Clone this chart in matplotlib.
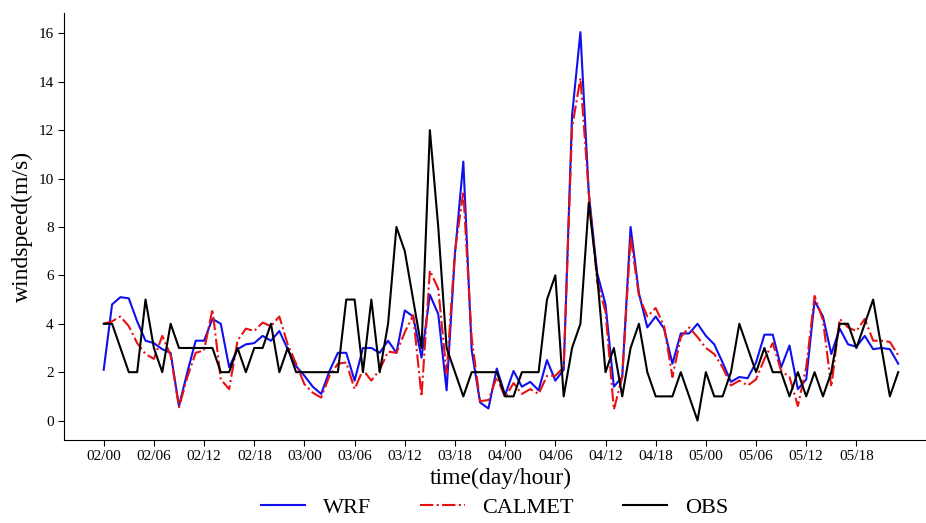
import matplotlib
matplotlib.use("Agg")
import matplotlib.pyplot as plt
import numpy as np

# hourly values, 02/00 .. 05/23
wrf = [2.1, 4.8, 5.1, 5.05, 4.1, 3.3, 3.2, 2.95, 2.8, 0.6, 2.0, 3.3,
       3.3, 4.2, 4.0, 2.2, 2.95, 3.15, 3.2, 3.5, 3.3, 3.7, 2.95, 2.25,
       1.85, 1.4, 1.1, 2.05, 2.8, 2.8, 1.65, 3.0, 3.0, 2.8, 3.3, 2.8,
       4.55, 4.3, 2.6, 5.2, 4.4, 1.25, 6.9, 10.7, 2.9, 0.75, 0.5, 2.15,
       1.05, 2.05, 1.4, 1.6, 1.25, 2.5, 1.65, 2.1, 12.6, 16.05, 9.4, 6.1,
       4.8, 1.4, 1.8, 8.0, 5.25, 3.85, 4.3, 3.8, 2.35, 3.6, 3.6, 4.0,
       3.5, 3.15, 2.4, 1.6, 1.8, 1.75, 2.4, 3.55, 3.55, 2.2, 3.1, 1.3,
       1.7, 4.95, 4.3, 2.75, 3.8, 3.15, 3.05, 3.5, 2.95, 3.0, 2.95, 2.35]
calmet = [4.0, 4.1, 4.3, 3.9, 3.2, 2.75, 2.55, 3.5, 2.7, 0.55, 1.8, 2.8,
          2.9, 4.6, 1.7, 1.3, 3.3, 3.8, 3.7, 4.05, 3.9, 4.3, 3.15, 2.35,
          1.5, 1.15, 0.95, 1.85, 2.35, 2.4, 1.3, 2.1, 1.65, 2.1, 2.85, 2.8,
          3.65, 4.35, 1.0, 6.2, 5.45, 1.95, 7.0, 9.45, 3.4, 0.8, 0.85, 1.8,
          0.95, 1.55, 1.1, 1.3, 1.1, 1.85, 1.85, 2.2, 12.1, 14.15, 9.4, 5.75,
          4.5, 0.45, 1.8, 7.6, 5.15, 4.3, 4.65, 3.9, 1.8, 3.45, 3.85, 3.45,
          3.0, 2.75, 2.2, 1.45, 1.65, 1.45, 1.7, 2.55, 3.2, 2.05, 1.8, 0.6,
          2.2, 5.15, 4.15, 1.4, 4.2, 3.85, 3.7, 4.2, 3.3, 3.3, 3.25, 2.7]
obs = [4, 4, 3, 2, 2, 5, 3, 2, 4, 3, 3, 3,
       3, 3, 2, 2, 3, 2, 3, 3, 4, 2, 3, 2,
       2, 2, 2, 2, 2, 5, 5, 2, 5, 2, 4, 8,
       7, 5, 3, 12, 8, 3, 2, 1, 2, 2, 2, 2,
       1, 1, 2, 2, 2, 5, 6, 1, 3, 4, 9, 6,
       2, 3, 1, 3, 4, 2, 1, 1, 1, 2, 1, 0,
       2, 1, 1, 2, 4, 3, 2, 3, 2, 2, 1, 2,
       1, 2, 1, 2, 4, 4, 3, 4, 5, 3, 1, 2]
tick_labels = ["02/00", "02/06", "02/12", "02/18", "03/00", "03/06", "03/12", "03/18",
               "04/00", "04/06", "04/12", "04/18", "05/00", "05/06", "05/12", "05/18"]

plt.rcParams['font.family'] = ['Liberation Serif', 'DejaVu Serif']

hours = np.arange(len(wrf))

fig = plt.figure(figsize=(9.26, 5.23), dpi=100)
ax = fig.add_axes([0.0691, 0.1587, 0.9438, 0.817])

ax.plot(hours, wrf, color="#1010ee", lw=1.5, label="WRF")
ax.plot(hours, calmet, color="#e81010", lw=1.5, ls="-.", label="CALMET")
ax.plot(hours, obs, color="black", lw=1.5, label="OBS")

ax.set_xticks(np.arange(0, 96, 6))
ax.set_xticklabels(tick_labels)
ax.set_yticks(np.arange(0, 17, 2))
ax.tick_params(labelsize=11, direction="out", length=4)
ax.spines["top"].set_visible(False)
ax.spines["right"].set_visible(False)

ax.set_xlabel("time(day/hour)", fontsize=17, labelpad=3)
ax.set_ylabel("windspeed(m/s)", fontsize=17)

fig.legend(loc="center", bbox_to_anchor=(0.534, 0.03), ncol=3, frameon=False,
           fontsize=16, columnspacing=2.2)

fig.savefig("out.png", dpi=100)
····················
**Work instructions**
Reproduce exactly the run of lines that opens the listing and closes with the line holding "import numpy as np". Pictures are excluded.

**Final answer**
Clone this chart in matplotlib.
import matplotlib
matplotlib.use("Agg")
import matplotlib.pyplot as plt
import numpy as np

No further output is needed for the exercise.